BETRAYAL: Ted Cruz Bashes President Trump’s ‘America First’ Foreign Policy to MSNBC Reporter

Sen. Ted Cruz (R-TX) has talked a good game since he was destroyed in the Republican presidential primary in 2016 by then-candidate Donald Trump, but he will sometimes show his true colors to remind Republicans why he grew to be so reviled during that election cycle.

His appearance at the third annual Texas Tribune Festival is a great example of that, as Cruz had a conversation with pencil-necked MSNBC fake news reporter Chris Hayes about why he thinks President Trump is making big foreign policy mistakes.

“I have real concerns about our policy in North Korea,” Cruz told Hayes.

“The President isn’t just saying, ‘I want to do a deal with them,’ which, again, I would favor,” Hayes responded.

“He’s actually saying, ‘He’s a great leader. I literally love him. He writes these beautiful notes, and I think he is a great, great leader for his country.’ It is a gulag state that every part of the American spectrum of political ideology agrees is one of the most ghastly, uh, mad scientist experiments of human subjugation on the globe,” Hayes said while Cruz sat there and nodded along.

The exchange can be seen here:

Cruz also complained publicly after President Trump fired John Bolton as national security adviser. Cruz called Bolton, who supported the Iraq war and has a long record of incompetence on matters of foreign policy, a wise confidant who should have stayed in the administration.

In addition, Cruz has worked stealthily in the Senate to pass back-door gun control in recent weeks:

Texas Senator Ted Cruz claims that there have been “too damn many” mass shootings in Texas…

“We’ve seen too damn many of these in the state of Texas. So, we need to end them, absolutely, yes,” he declared on ABC’s “This Week” Sunday, after recounting the time he spent with mass shooting victims’ families in west Texas…

Universal background check legislation passed the House earlier this year and the Toomey-Manchin bill put forward in the Senate would expand background checks to private and internet sales.

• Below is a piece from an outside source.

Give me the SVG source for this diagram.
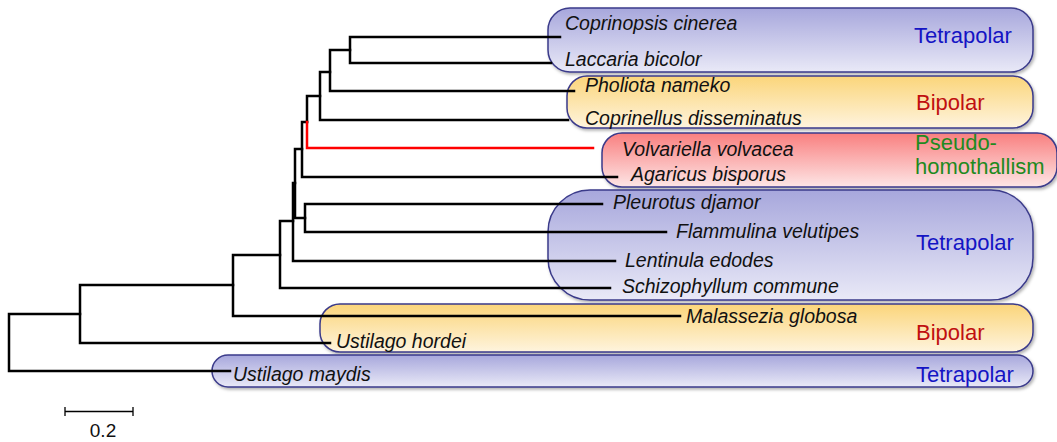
<svg xmlns="http://www.w3.org/2000/svg" width="1057" height="442" viewBox="0 0 1057 442">
<defs>
<linearGradient id="gT" x1="0" y1="0" x2="0" y2="1"><stop offset="0" stop-color="#a7a7dc"/><stop offset="1" stop-color="#e9e9f7"/></linearGradient>
<linearGradient id="gB" x1="0" y1="0" x2="0" y2="1"><stop offset="0" stop-color="#fbd57a"/><stop offset="1" stop-color="#fef4de"/></linearGradient>
<linearGradient id="gP" x1="0" y1="0" x2="0" y2="1"><stop offset="0" stop-color="#f97f7f"/><stop offset="1" stop-color="#fde6e6"/></linearGradient>
<filter id="sh" x="-5%" y="-20%" width="110%" height="150%"><feDropShadow dx="1.5" dy="2" stdDeviation="1.5" flood-color="#000" flood-opacity="0.3"/></filter>
</defs>
<style>
.box{stroke:#3a3a8a;stroke-width:1.5;filter:url(#sh)}
.t{fill:url(#gT)}.b{fill:url(#gB)}.p{fill:url(#gP)}
.cat{font-family:"Liberation Sans",Arial,sans-serif;font-size:22px}
.ct{fill:#1414c4}.cb{fill:#c01010}.cp{fill:#1f8a1f}
.sp{font-family:"Liberation Sans",Arial,sans-serif;font-size:19.5px;font-style:italic;fill:#111}
.br{fill:none;stroke:#000;stroke-width:2.5;stroke-linecap:square}
.red{stroke:#ff0000}
.sc{fill:none;stroke:#000;stroke-width:1.3}
.num{font-family:"Liberation Sans",Arial,sans-serif;font-size:19px;fill:#111}
</style>
<rect width="1057" height="442" fill="#fff"/>
<g id="box-tetrapolar-1"><rect class="box t" x="548" y="8" width="485" height="64" rx="22"/><text class="cat ct" x="914" y="43">Tetrapolar</text></g>
<g id="box-bipolar-1"><rect class="box b" x="567" y="76" width="466" height="52" rx="20"/><text class="cat cb" x="916" y="110">Bipolar</text></g>
<g id="box-pseudo"><rect class="box p" x="602" y="133" width="455" height="54" rx="20"/><text class="cat cp" x="915" y="150">Pseudo-</text><text class="cat cp" x="915" y="174">homothallism</text></g>
<g id="box-tetrapolar-2"><rect class="box t" x="548" y="190" width="485" height="110" rx="42"/><text class="cat ct" x="916" y="250">Tetrapolar</text></g>
<g id="box-bipolar-2"><rect class="box b" x="320" y="304" width="713" height="48" rx="20"/><text class="cat cb" x="916" y="340">Bipolar</text></g>
<g id="box-tetrapolar-3"><rect class="box t" x="212" y="355" width="821" height="32" rx="16"/><text class="cat ct" x="916" y="382">Tetrapolar</text></g>
<g id="connectors">
<path class="br" d="M80,314H9V371H230"/>
<path class="br" d="M233,285H80V343H330"/>
<path class="br" d="M280,255H233V316H680"/>
<path class="br" d="M293,221H280V288H610"/>
<path class="br" d="M295,183H293V261H615"/>
<path class="br" d="M302,149H295V218H305"/>
<path class="br" d="M602,204H305V232H666"/>
<path class="br" d="M307,122H302V177H617"/>
<path class="br" d="M320,96H307V122"/>
<path class="br red" d="M307,122V148H593"/>
<path class="br" d="M330,72H320V120H568"/>
<path class="br" d="M350,50H330V91H574"/>
<path class="br" d="M560,37H350V63H551"/>
</g>
<g id="leaf-coprinopsis"><text class="sp" x="565" y="30">Coprinopsis cinerea</text></g>
<g id="leaf-laccaria"><text class="sp" x="565" y="66">Laccaria bicolor</text></g>
<g id="leaf-pholiota"><text class="sp" x="585" y="92">Pholiota nameko</text></g>
<g id="leaf-coprinellus"><text class="sp" x="585" y="125">Coprinellus disseminatus</text></g>
<g id="leaf-volvariella"><text class="sp" x="622" y="156">Volvariella volvacea</text></g>
<g id="leaf-agaricus"><text class="sp" x="631" y="181">Agaricus bisporus</text></g>
<g id="leaf-pleurotus"><text class="sp" x="613" y="209">Pleurotus djamor</text></g>
<g id="leaf-flammulina"><text class="sp" x="676" y="238">Flammulina velutipes</text></g>
<g id="leaf-lentinula"><text class="sp" x="625" y="267">Lentinula edodes</text></g>
<g id="leaf-schizophyllum"><text class="sp" x="622" y="293">Schizophyllum commune</text></g>
<g id="leaf-malassezia"><text class="sp" x="686" y="323">Malassezia globosa</text></g>
<g id="leaf-ustilago-hordei"><text class="sp" x="336" y="348">Ustilago hordei</text></g>
<g id="leaf-ustilago-maydis"><text class="sp" x="233" y="381">Ustilago maydis</text></g>
<g id="scale-bar"><path class="sc" d="M65,411.5H133M65,407V416M133,407V416"/><text class="num" x="103" y="437" text-anchor="middle">0.2</text></g>
</svg>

On “This Week,” Cruz made the case for an alternative bill which he introduced in 2013 with Sen. Chuck Grassley. The two re-introduced this bill earlier in May.

While it doesn’t create universal background checks, the legislation works to bolster the current system by prosecuting individuals with a criminal record who lie on background check forms and criminalize straw purchases.

Some gun rights activists believe that the NICS system has not had any impact on reducing crime, nor would an expansion of this system—which some Second Amendment figures like Larry Pratt of Gun Owners of America believe acts as a de facto registry—actually curb crime. There is reason to believe that strengthening NICS could open up the floodgates for further abuse by the federal government.

Bureaucracies have a life of their own, and giving them more power means that the potential for Second Amendment infringements is higher.

Cruz is reminding Republicans why they regularly called him “Lyin’ Ted” on the campaign trail during the last presidential cycle.